The song 8 takes on a new meaning of creativity. The beginning of the song opens with a sweet melody sung by Eilish, but uses the studio to her advantage as she modulates her voice throughout the song to give it more layers, sometimes starting a verse with the modulated voice and quickly spiking back to her natural voice. 

One the songs that most stood out on the album was my strange addiction where Eilish samples clips from “The Office” to start off the track and throughout the entirety of it. The song also features on of my personal favorite lines of the album, “Shoulda took a break, not an Oxford comma.” 

About a month ago, I was doing some work and had Spotify on in the background (this is where I admit I don’t have Spotify premium.) An ad came on for Eilish’s bury a friend. Naturally, I clicked on it to follow whatever music path that this song was about to lead me down. This is where I quickly found out that bury a friend takes a darker path. It’s one of those songs on the album where I can listen to it over and over and never get tired of it. 

Towards the end of the soundtrack, Eilish takes on softer and deeper sounds. listen before I go hits hard with its lyrics, “if you need me/you wanna see me/you better hurry/ ‘cause I’m leaving soon.” The song ends with audio clips of sirens in the distance and quiet screams. 

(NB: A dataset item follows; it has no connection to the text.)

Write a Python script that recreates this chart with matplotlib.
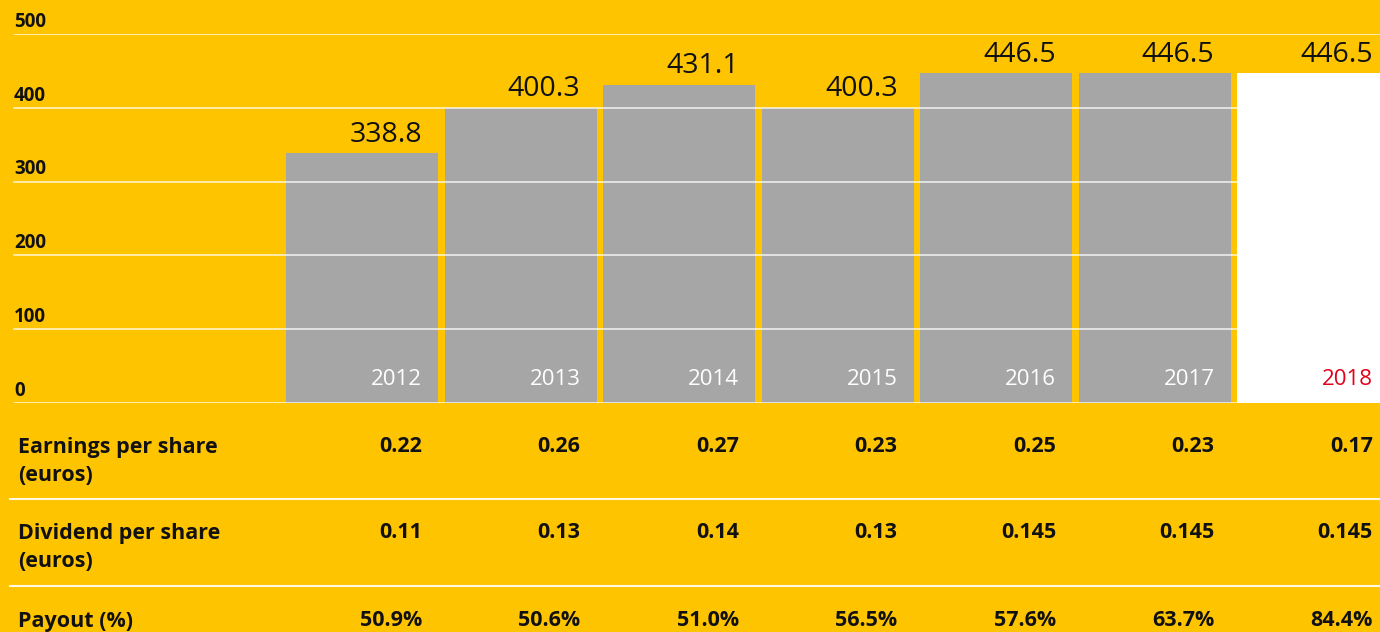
import matplotlib
matplotlib.use("Agg")
import matplotlib.pyplot as plt
from matplotlib.transforms import blended_transform_factory
from matplotlib.lines import Line2D

years = ["2012", "2013", "2014", "2015", "2016", "2017", "2018"]
values = [338.8, 400.3, 431.1, 400.3, 446.5, 446.5, 446.5]
value_labels = ["338.8", "400.3", "431.1", "400.3", "446.5", "446.5", "446.5"]
yticks = [0, 100, 200, 300, 400, 500]
row_labels = ["Earnings per share\n(euros)", "Dividend per share\n(euros)", "Payout (%)"]
eps = ["0.22", "0.26", "0.27", "0.23", "0.25", "0.23", "0.17"]
dps = ["0.11", "0.13", "0.14", "0.13", "0.145", "0.145", "0.145"]
payout = ["50.9%", "50.6%", "51.0%", "56.5%", "57.6%", "63.7%", "84.4%"]

YELLOW = "#FFC400"
GRAY = "#A6A6A6"
RED = "#E2001A"
FONT = ["Open Sans", "DejaVu Sans"]
plt.rcParams["font.family"] = FONT

W, H = 1380, 632
fig = plt.figure(figsize=(W / 100, H / 100), dpi=100, facecolor=YELLOW)
y0_px, y500_px = 403, 34
ax = fig.add_axes([0, (H - y0_px) / H, 1, (y0_px - y500_px) / H])
ax.set_facecolor(YELLOW)
for s in ax.spines.values():
    s.set_visible(False)
ax.set_xticks([])
ax.set_yticks([])

step = 158.5
c0 = 362
ax.set_xlim(-c0 / step, (W - c0) / step)
ax.set_ylim(0, 500)
width = 152 / step

x = list(range(len(years)))
colors = [GRAY] * (len(years) - 1) + ["white"]
ax.bar(x, values, width=width, color=colors, zorder=2)

# gridlines on top of bars
for t in yticks:
    ax.axhline(t, xmin=14 / W, xmax=1, color="white", lw=1.1, alpha=0.85, zorder=3)
    ax.text(14 / W, t + 3, str(t), transform=blended_transform_factory(ax.transAxes, ax.transData),
            ha="left", va="bottom", fontsize=13.5, fontweight="bold", color="#111111")

off = 16 / step
for i, (v, lab, yr) in enumerate(zip(values, value_labels, years)):
    xr = i + width / 2 - off
    ax.text(xr, v + 6, lab, ha="right", va="bottom", fontsize=20.5, color="#111111", zorder=4, clip_on=False)
    ax.text(xr, 17, yr, ha="right", va="bottom", fontsize=16,
            color=(RED if i == len(years) - 1 else "white"), zorder=4)

# table
tr = blended_transform_factory(ax.transData, fig.transFigure)
def fy(px):
    return 1 - px / H

rows = [eps, dps, payout]
row_y = [447, 533, 621]
for r, (lab, data, ypx) in enumerate(zip(row_labels, rows, row_y)):
    fig.text(18 / W, fy(ypx - 10), lab, ha="left", va="top", fontsize=15.5, fontweight="bold",
             color="#111111", linespacing=1.45)
    for i, val in enumerate(data):
        ax.text(i + width / 2 - off, fy(ypx), val, transform=tr, ha="right", va="center",
                fontsize=15.5, fontweight="bold", color="#111111", clip_on=False)

for ypx in [499, 586]:
    fig.add_artist(Line2D([10 / W, 1], [fy(ypx), fy(ypx)], transform=fig.transFigure,
                          color="white", lw=1.5, alpha=0.9))

fig.savefig("out.png", dpi=100, facecolor=YELLOW)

The album closes out with goodbye,” which contains a somber sounding melody with lyrics from the album riddled throughout. The song is a bittersweet ending to the album, as it is so beautiful that it makes you want to hear more, but when the 1 minute 59 second song is over, the album is as well. It’s almost as if you have to go back through to hear it all again. 

I’m not sure if it’s for Eilish’s sweet sounding vocals, musical choices, her lack of capitalization, her lyrics or a combination of it all, but overall, I’m in love with this album. 

  

Standout tracks: when the party’s over,” bury a friend,” goodbye & “my strange addiction.”